== Given instruction ==
Looking at the data below, count the lines that contain the string "code". Write only the total.

====== Records supplied ======

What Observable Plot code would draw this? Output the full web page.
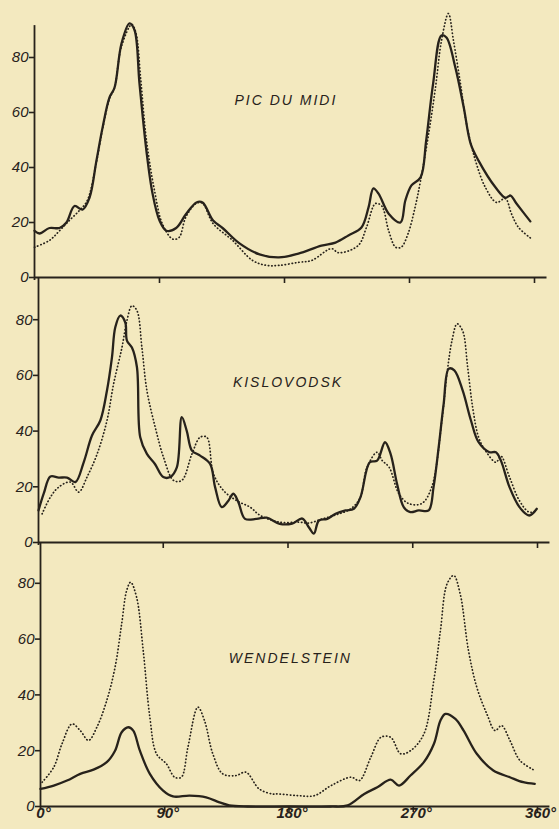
<!DOCTYPE html>
<html><head><meta charset="utf-8">
<script src="https://cdn.jsdelivr.net/npm/d3@7"></script>
<script src="https://cdn.jsdelivr.net/npm/@observablehq/plot@0.6"></script>
<style>
html,body{margin:0;padding:0;background:#f3e9bf;}
#chart{position:relative;width:559px;height:829px;background:#f3e9bf;overflow:hidden;}
#chart svg{position:absolute;left:0;top:0;}
</style></head><body><div id="chart"></div>
<script>
const xTicks = [0, 90, 180, 270, 360];
const yTicks = [0, 20, 40, 60, 80];
const stations = ["PIC DU MIDI", "KISLOVODSK", "WENDELSTEIN"];

// [degrees, value]
const picSolid = [[0,17],[3.6,16],[10.8,18],[18,18],[23,20],[28.8,26],[34.6,24.7],[39.6,29],[44.6,42.5],[49,54.5],[54,65.5],[57.6,69],[62.6,85],[68.4,92.4],[72,90],[75.6,70.5],[80.6,46],[85,30.5],[90,20.7],[95,17],[102,18],[109,23],[116.6,27.3],[121,27.3],[128.6,20.7],[135.4,18],[147.6,12.4],[162,8.4],[176,7.3],[190,8.7],[206.6,11.6],[216.7,12.7],[226,15.3],[235.4,18.2],[240.5,25.5],[244,32.4],[247.7,30.5],[255,23.2],[263.5,20],[267,28],[271.4,33.5],[278,36.4],[282,49.8],[287,70.5],[293,88],[296.6,87.3],[303,76.4],[309,62],[314,48.7],[319.7,42.5],[332,32.7],[339,29],[342.7,29.8],[347,26.9],[357,20.4]];
const picDotted = [[0,11],[10.8,13.5],[18,17],[25,20.7],[32.4,24.4],[38,28],[44.6,42],[49,54],[54,65],[57.6,69],[62.6,84],[70,92],[73,89],[76.5,72],[80.6,50],[86.4,31.6],[92,19.6],[99.4,14],[104,14.5],[109,22],[116.6,27],[121,27],[128.6,19.6],[142.6,13.5],[157,6.2],[167,4.4],[176,4.4],[190,5.5],[199.6,6.2],[213.8,10.5],[219,9],[233,11.6],[239,18.2],[245.5,26.9],[250,26],[255,17],[260,11],[264,11],[269,16],[274,25.5],[278,35.3],[283.7,52],[288.7,69],[293,86],[298,96],[301.7,86],[306.7,70.5],[311,56],[317.5,42.5],[324.7,32.7],[332.6,27.3],[339,28.7],[343.4,23.2],[348.5,18.2],[358,14]];

const kisSolid = [[0,11.5],[3.8,17.6],[8.6,23.7],[14.6,23.3],[20.6,23.3],[26.6,21.7],[32.6,28.8],[38.6,38.4],[44.6,43.8],[49.4,54.6],[53,66.5],[55.4,77.3],[59,81.5],[62.6,79],[63.8,72.5],[67.4,70],[71,63],[73.4,37.8],[78.2,31.8],[84,28.2],[90,23.5],[95,23.5],[99.8,27],[103.4,45],[107,40],[110.7,33],[116.6,31.2],[123.8,28.2],[127.4,19.9],[132.2,12.7],[137,15],[140.6,17.5],[144.2,14.5],[149,8.5],[157.4,8.5],[164.6,8.9],[174,6.7],[183,6.8],[190.3,8.6],[195,5.5],[198.7,3.2],[202.3,7.9],[208.3,8.5],[214.3,10.3],[221.5,11.5],[227.5,12.1],[232.3,16.3],[239,28.8],[244.3,29.4],[250,36],[254,31.8],[258.7,21],[263.5,12.7],[268.3,10.9],[274.3,11.5],[281.5,11.5],[285,19.9],[288.7,34.2],[292.3,49.8],[296,62.4],[300,61.8],[306,54.6],[312,43.8],[317.5,36],[325.4,32.4],[330,32.4],[333.6,29.4],[339.8,19.9],[347,12.7],[354,9.7],[359.5,12.1]];
const kisDotted = [[2.6,10.3],[8.6,16.3],[14.6,19.9],[23,21.7],[29,18.1],[35,23.5],[42.3,31.8],[49.4,43.8],[54.2,57],[60.2,70],[63.8,79.7],[67.4,85],[71,83.3],[74.6,70],[78.2,54.6],[84.2,41.4],[90.2,30.6],[97.4,22.3],[103.4,22.3],[110.7,31.8],[116.6,37.8],[121.4,37.8],[126.2,24.7],[133.4,18.7],[143,15],[152.6,12.7],[160,9.7],[174,7.3],[188,7.3],[195,7],[205,8.5],[215,10],[225,12],[232,16],[237,27],[244.3,32.4],[248,29.4],[253,27],[260,17.5],[267,14],[276.5,14],[283.7,19.9],[291,43.8],[294.7,60.6],[298.3,72.5],[302,78.5],[306,76],[309.6,63],[313.2,48.6],[317.5,37.8],[322.4,33],[330,28.8],[333.6,31],[339.8,23.5],[347,15],[354,10.9],[359.5,11.5]];

const wenSolid = [[0,6.3],[9.6,7.5],[19.2,9.3],[28.8,11.7],[38.4,13.2],[48,15.9],[54,20],[58.8,26.6],[63.6,28.4],[67.2,27.2],[72,20],[79.2,11.7],[88.8,5.7],[96,3.6],[108,3.9],[120,3.3],[129.6,1.5],[136.8,0.4],[150,0],[180,0],[210,0],[222.5,0.4],[234.5,4.5],[244,6.9],[253.7,9.6],[259.7,7.5],[268,11.1],[277.7,15.9],[285,22.5],[289.7,30.8],[293.3,33.2],[300.5,31.4],[306.5,27.2],[316,18.9],[328,12.9],[340,10.5],[349.7,8.7],[358,8.1]];
const wenDotted = [[1.2,8.7],[9.6,14.1],[15.6,22.5],[22.8,29.6],[28.8,27.2],[34.8,23.7],[40.8,28.4],[48,38],[54,49.9],[58.8,65.5],[62.4,77.4],[65.3,80.4],[69.6,75],[74.4,55.9],[79.2,32],[84,18.9],[91.2,15.3],[97.2,10.5],[102,10.5],[106.8,21.3],[114,35.6],[118.8,30.8],[124.8,18.9],[132,11.7],[141.6,11.1],[148.8,12.3],[158.4,6.3],[168,4.5],[172,4.5],[186.5,3.9],[198.5,3.9],[210.5,7.5],[225,10.5],[231,9.3],[239.3,17.7],[246.6,24.8],[253.7,24.8],[260.9,18.9],[268,20],[277.7,26],[284.9,45.2],[289.7,63.1],[294.5,79.8],[299.3,82.8],[304,76.2],[310,55.9],[316,42.8],[323.3,33.2],[329.3,27.2],[334,29],[340,23.7],[347.3,16.5],[358,12.9]];

const ink = "#27221b";
const font = "'Liberation Sans', Arial, sans-serif";

function panel(cfg) {
  const {solid, dotted, name, xr, base, k, top, last, lx, ly} = cfg;
  const rows = a => a.map(([d, v]) => ({d, v}));
  const marks = [
    Plot.ruleY([0], {x1: 0, x2: 369, stroke: ink, strokeWidth: 1.8}),
    Plot.ruleX([0], {y1: -3 / k, y2: top, stroke: ink, strokeWidth: 1.8}),
    Plot.ruleX(xTicks.slice(1), {y1: 0, y2: -6 / k, stroke: ink, strokeWidth: 1.6}),
    Plot.axisY({ticks: yTicks, tickSize: 5, tickPadding: 1, fontSize: 15, fontStyle: "italic", strokeWidth: 1.6}),
    Plot.line(rows(dotted), {x: "d", y: "v", curve: "catmull-rom", stroke: ink, strokeWidth: 1.7, strokeLinecap: "round", strokeDasharray: "0.4,3"}),
    Plot.line(rows(solid), {x: "d", y: "v", curve: "catmull-rom", stroke: ink, strokeWidth: 2.3}),
    Plot.text([{name, lx, ly}], {x: "lx", y: "ly", text: "name", fontSize: 14, fontStyle: "italic", fontWeight: 500, fill: ink})
  ];
  if (last) {
    marks.push(Plot.axisX({ticks: xTicks, tickSize: 0, tickPadding: 1, dx: 3, tickFormat: d => d + "°", fontSize: 15, fontWeight: "bold", fontStyle: "italic"}));
  }
  const svg = Plot.plot({
    width: 559, height: 829,
    marginLeft: xr[0], marginRight: 559 - xr[1],
    marginTop: base - 100 * k, marginBottom: 829 - base,
    x: {domain: [0, 360], axis: last ? undefined : null},
    y: {domain: [0, 100]},
    style: {background: "transparent", color: ink, fontFamily: font, overflow: "visible"},
    marks
  });
  d3.select(svg).selectAll("g[aria-label='text'] text").attr("letter-spacing", "2px");
  return svg;
}

const chart = document.getElementById("chart");
chart.append(panel({solid: picSolid, dotted: picDotted, name: stations[0], xr: [34, 534], base: 277, k: 2.75, top: 91.6, last: false, lx: 181, ly: 64.5}));
chart.append(panel({solid: kisSolid, dotted: kisDotted, name: stations[1], xr: [38, 537], base: 542, k: 2.785, top: 95.1, last: false, lx: 180, ly: 57.4}));
chart.append(panel({solid: wenSolid, dotted: wenDotted, name: stations[2], xr: [40, 537], base: 806, k: 2.79, top: 94.6, last: true, lx: 181, ly: 53}));
</script></body></html>
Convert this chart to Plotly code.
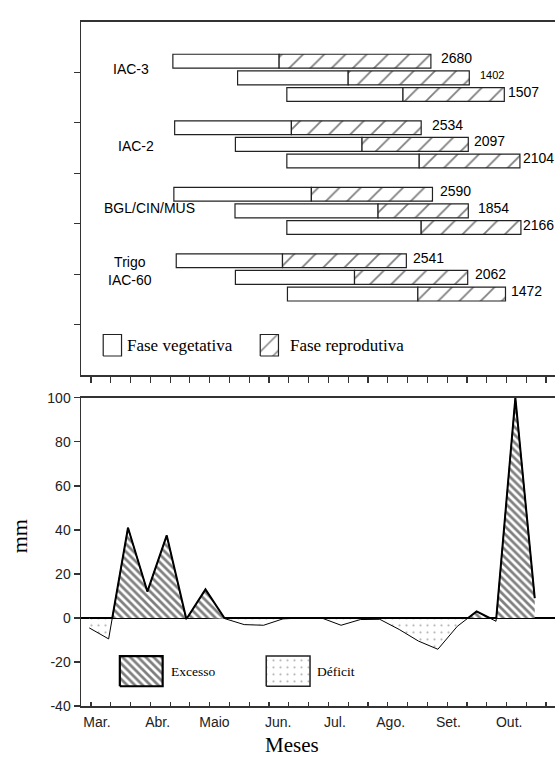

======

== Correct result ==
2